BEGIN Information shown

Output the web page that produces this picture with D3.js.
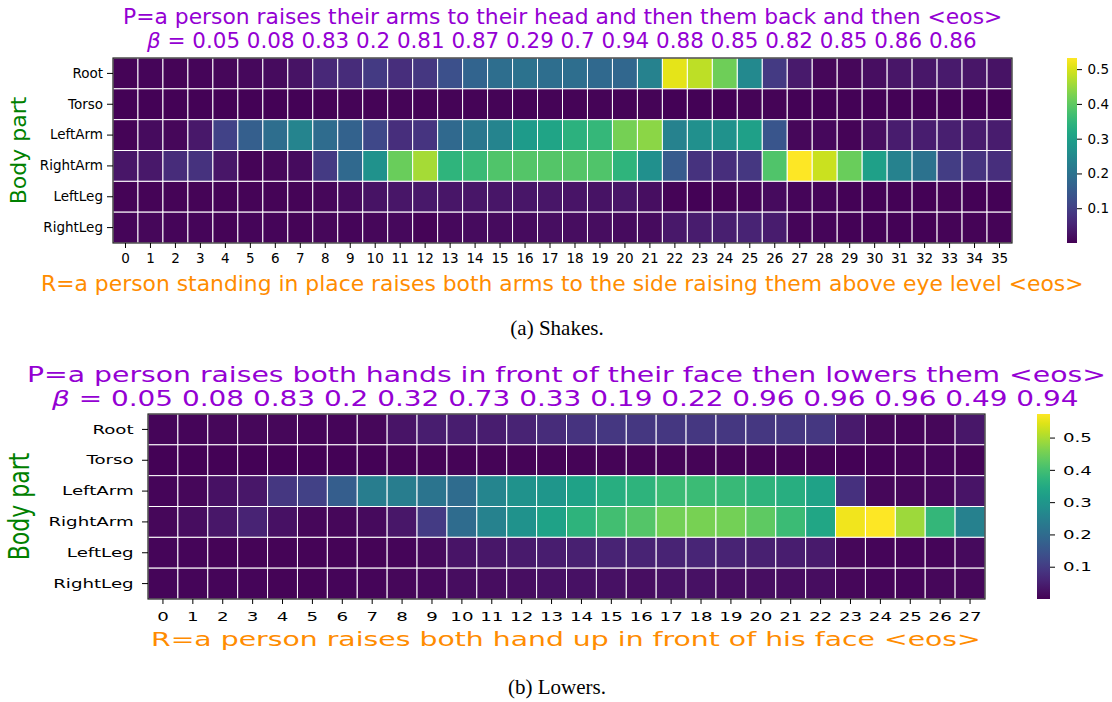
<!DOCTYPE html>
<html>
<head>
<meta charset="utf-8">
<script src="https://cdn.jsdelivr.net/npm/d3@7"></script>
<style>
body { margin: 0; background: #fff; }
</style>
</head>
<body>
<div id="fig"></div>
<script>
const parts = ["Root", "Torso", "LeftArm", "RightArm", "LeftLeg", "RightLeg"]
const cbTicks = [0.1, 0.2, 0.3, 0.4, 0.5]

// (a) Shakes
const shakesTitle = "P=a person raises their arms to their head and then them back and then <eos>"
const shakesBeta = [0.05, 0.08, 0.83, 0.2, 0.81, 0.87, 0.29, 0.7, 0.94, 0.88, 0.85, 0.82, 0.85, 0.86, 0.86]
const shakesRef = "R=a person standing in place raises both arms to the side raising them above eye level <eos>"
const shakesCaption = "(a) Shakes."
const shakesMax = 0.532
const shakesRoot = [0.005,0.008,0.005,0.008,0.01,0.012,0.015,0.025,0.06,0.065,0.09,0.07,0.085,0.13,0.17,0.19,0.2,0.19,0.19,0.18,0.175,0.235,0.51,0.48,0.415,0.25,0.09,0.037,0.01,0.01,0.02,0.03,0.033,0.036,0.03,0.025]
const shakesTorso = [0.004,0.004,0.003,0.003,0.003,0.004,0.004,0.004,0.005,0.005,0.005,0.005,0.005,0.006,0.006,0.006,0.006,0.006,0.006,0.006,0.005,0.005,0.004,0.004,0.004,0.005,0.005,0.004,0.004,0.004,0.004,0.004,0.004,0.004,0.004,0.004]
const shakesLeftArm = [0.005,0.015,0.01,0.035,0.105,0.16,0.19,0.24,0.185,0.165,0.115,0.07,0.08,0.18,0.21,0.24,0.29,0.31,0.34,0.355,0.42,0.44,0.235,0.265,0.27,0.3,0.14,0.01,0.012,0.005,0.02,0.04,0.042,0.045,0.04,0.04]
const shakesRightArm = [0.03,0.035,0.065,0.075,0.03,0.005,0.01,0.015,0.09,0.18,0.27,0.41,0.46,0.345,0.36,0.385,0.39,0.39,0.39,0.385,0.345,0.265,0.15,0.075,0.07,0.085,0.385,0.532,0.49,0.41,0.3,0.235,0.2,0.095,0.08,0.07]
const shakesLeftLeg = [0.005,0.005,0.005,0.005,0.005,0.005,0.005,0.005,0.01,0.015,0.025,0.03,0.035,0.03,0.03,0.03,0.03,0.03,0.028,0.025,0.03,0.02,0.005,0.004,0.005,0.008,0.015,0.008,0.008,0.004,0.004,0.003,0.004,0.005,0.004,0.004]
const shakesRightLeg = [0.008,0.01,0.008,0.008,0.006,0.008,0.008,0.006,0.01,0.008,0.01,0.012,0.005,0.012,0.015,0.015,0.015,0.02,0.018,0.018,0.015,0.015,0.035,0.04,0.045,0.05,0.04,0.008,0.008,0.004,0.004,0.004,0.004,0.005,0.005,0.005]

// (b) Lowers
const lowersTitle = "P=a person raises both hands in front of their face then lowers them <eos>"
const lowersBeta = [0.05, 0.08, 0.83, 0.2, 0.32, 0.73, 0.33, 0.19, 0.22, 0.96, 0.96, 0.96, 0.49, 0.94]
const lowersRef = "R=a person raises both hand up in front of his face <eos>"
const lowersCaption = "(b) Lowers."
const lowersMax = 0.573
const lowersRoot = [0.008,0.008,0.01,0.01,0.01,0.008,0.008,0.01,0.03,0.045,0.045,0.045,0.055,0.07,0.085,0.09,0.09,0.09,0.09,0.09,0.09,0.09,0.09,0.04,0.01,0.008,0.01,0.035]
const lowersTorso = [0.004,0.004,0.004,0.004,0.004,0.004,0.004,0.004,0.005,0.005,0.005,0.005,0.005,0.005,0.005,0.005,0.005,0.005,0.005,0.005,0.005,0.005,0.005,0.004,0.004,0.006,0.008,0.006]
const lowersLeftArm = [0.008,0.01,0.025,0.035,0.09,0.11,0.17,0.24,0.24,0.22,0.2,0.26,0.29,0.3,0.33,0.36,0.37,0.39,0.39,0.385,0.37,0.36,0.33,0.08,0.01,0.01,0.012,0.03]
const lowersRightArm = [0.01,0.02,0.035,0.055,0.025,0.01,0.01,0.015,0.035,0.1,0.2,0.255,0.29,0.33,0.37,0.4,0.42,0.45,0.455,0.45,0.43,0.39,0.34,0.56,0.573,0.49,0.38,0.25]
const lowersLeftLeg = [0.008,0.008,0.006,0.006,0.005,0.005,0.006,0.006,0.008,0.015,0.03,0.035,0.04,0.045,0.05,0.055,0.055,0.055,0.06,0.055,0.05,0.045,0.04,0.01,0.008,0.008,0.008,0.015]
const lowersRightLeg = [0.008,0.008,0.008,0.008,0.006,0.006,0.008,0.008,0.01,0.012,0.02,0.02,0.022,0.025,0.025,0.025,0.022,0.025,0.025,0.022,0.022,0.02,0.02,0.01,0.008,0.008,0.01,0.01]

const purple = "#9400d3", orange = "#ff8c00", green = "#008000"

const svg = d3.select("#fig").append("svg")
  .attr("width", 1112).attr("height", 702)
  .style("font-family", "DejaVu Sans")

// squeeze/stretch a line of text so it spans x0..x1 like in the paper figure
function fitText(str, x0, x1, y, size, color, beta) {
  const t = svg.append("text").attr("font-size", size).attr("fill", color)
  if (beta) {
    t.append("tspan").attr("font-style", "italic").text("β")
    t.append("tspan").text(" = " + str)
  } else t.text(str)
  const w = t.node().getBBox().width
  t.attr("transform", `translate(${x0},${y}) scale(${(x1 - x0) / w},1)`)
}

function panel(p) {
  const n = p.rows[0].length
  const x = d3.scaleBand().domain(d3.range(n)).range([p.left, p.right])
  const y = d3.scaleBand().domain(parts).range([p.top, p.bottom])
  const color = d3.scaleSequential(d3.interpolateViridis).domain([0, p.vmax])

  const cells = parts.flatMap((part, r) => p.rows[r].map((v, c) => ({part, c, v})))
  svg.append("g").selectAll("rect").data(cells).join("rect")
    .attr("x", d => x(d.c)).attr("y", d => y(d.part))
    .attr("width", x.bandwidth()).attr("height", y.bandwidth())
    .attr("fill", d => color(d.v))
    .attr("stroke", "#fff").attr("stroke-width", 1)

  svg.append("rect")
    .attr("x", p.left).attr("y", p.top)
    .attr("width", p.right - p.left).attr("height", p.bottom - p.top)
    .attr("fill", "none").attr("stroke", "#222").attr("stroke-width", 1.2)

  const xa = svg.append("g").attr("transform", `translate(0,${p.bottom})`)
    .call(d3.axisBottom(x).tickSize(5).tickPadding(p.xpad).tickSizeOuter(0))
  xa.select(".domain").remove()
  xa.selectAll("text").attr("font-size", p.fs).attr("font-family", "DejaVu Sans")
    .attr("transform", `scale(${p.sx},1)`)

  const ya = svg.append("g").attr("transform", `translate(${p.left},0)`)
    .call(d3.axisLeft(y).tickSize(6).tickSizeOuter(0))
  ya.select(".domain").remove()
  ya.selectAll("text").attr("font-size", p.fs).attr("font-family", "DejaVu Sans")
    .attr("x", -p.ylab / p.sx).attr("transform", `scale(${p.sx},1)`)

  // colorbar
  const gid = "grad" + p.id
  const grad = svg.append("defs").append("linearGradient").attr("id", gid)
    .attr("x1", 0).attr("y1", 1).attr("x2", 0).attr("y2", 0)
  d3.range(0, 1.0001, 0.05).forEach(t =>
    grad.append("stop").attr("offset", t).attr("stop-color", d3.interpolateViridis(t)))
  svg.append("rect").attr("x", p.cb0).attr("y", p.top)
    .attr("width", p.cb1 - p.cb0).attr("height", p.bottom - p.top)
    .attr("fill", `url(#${gid})`)
  const cy = d3.scaleLinear().domain([0, p.vmax]).range([p.bottom, p.top])
  const ca = svg.append("g").attr("transform", `translate(${p.cb1},0)`)
    .call(d3.axisRight(cy).tickValues(cbTicks).tickSize(5).tickFormat(d3.format(".1f")))
  ca.select(".domain").remove()
  ca.selectAll("text").attr("font-size", p.fs).attr("font-family", "DejaVu Sans")
    .attr("x", p.cblab / p.sx).attr("transform", `scale(${p.sx},1)`)

  svg.append("text")
    .attr("transform", `translate(${p.ylx},${(p.top + p.bottom) / 2}) rotate(-90) scale(1,${p.sx > 1 ? 1.25 : 1})`)
    .attr("text-anchor", "middle").attr("font-size", 22).attr("fill", green)
    .text("Body part")

  fitText(p.title, p.t1[0], p.t1[1], p.t1[2], 22, purple, false)
  fitText(p.beta.join(" "), p.t2[0], p.t2[1], p.t2[2], 22, purple, true)
  fitText(p.ref, p.r[0], p.r[1], p.r[2], p.rfs, orange, false)

  svg.append("text").attr("x", 557).attr("y", p.capY)
    .attr("text-anchor", "middle").attr("font-family", "Liberation Serif")
    .attr("font-size", 21).attr("fill", "#000").text(p.caption)
}

panel({id: "a", rows: [shakesRoot, shakesTorso, shakesLeftArm, shakesRightArm, shakesLeftLeg, shakesRightLeg],
  vmax: shakesMax, title: shakesTitle, beta: shakesBeta, ref: shakesRef, caption: shakesCaption,
  left: 113, right: 1012, top: 58, bottom: 243, cb0: 1067, cb1: 1077,
  fs: 13.5, sx: 1, xpad: 5.5, ylab: 10, cblab: 10.5, ylx: 26,
  t1: [123, 1003, 24], t2: [147, 978, 48], r: [41, 1084, 291], rfs: 22, capY: 335})

panel({id: "b", rows: [lowersRoot, lowersTorso, lowersLeftArm, lowersRightArm, lowersLeftLeg, lowersRightLeg],
  vmax: lowersMax, title: lowersTitle, beta: lowersBeta, ref: lowersRef, caption: lowersCaption,
  left: 148, right: 985, top: 414, bottom: 599, cb0: 1037, cb1: 1050,
  fs: 13, sx: 1.4, xpad: 8, ylab: 14.4, cblab: 13, ylx: 29,
  t1: [27, 1106, 382], t2: [52, 1080, 406], r: [151, 981, 646], rfs: 20, capY: 694})
</script>
</body>
</html>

END Information shown

#### [Challenge]
Go from the first line of the data above to the line containing "const cbTicks = [0.1, 0.2, 0.3, 0.4, 0.5]" and retype exactly those lines, both included, but none of the pictures.

#### [The completed task]
Output the web page that produces this picture with D3.js.
<!DOCTYPE html>
<html>
<head>
<meta charset="utf-8">
<script src="https://cdn.jsdelivr.net/npm/d3@7"></script>
<style>
body { margin: 0; background: #fff; }
</style>
</head>
<body>
<div id="fig"></div>
<script>
const parts = ["Root", "Torso", "LeftArm", "RightArm", "LeftLeg", "RightLeg"]
const cbTicks = [0.1, 0.2, 0.3, 0.4, 0.5]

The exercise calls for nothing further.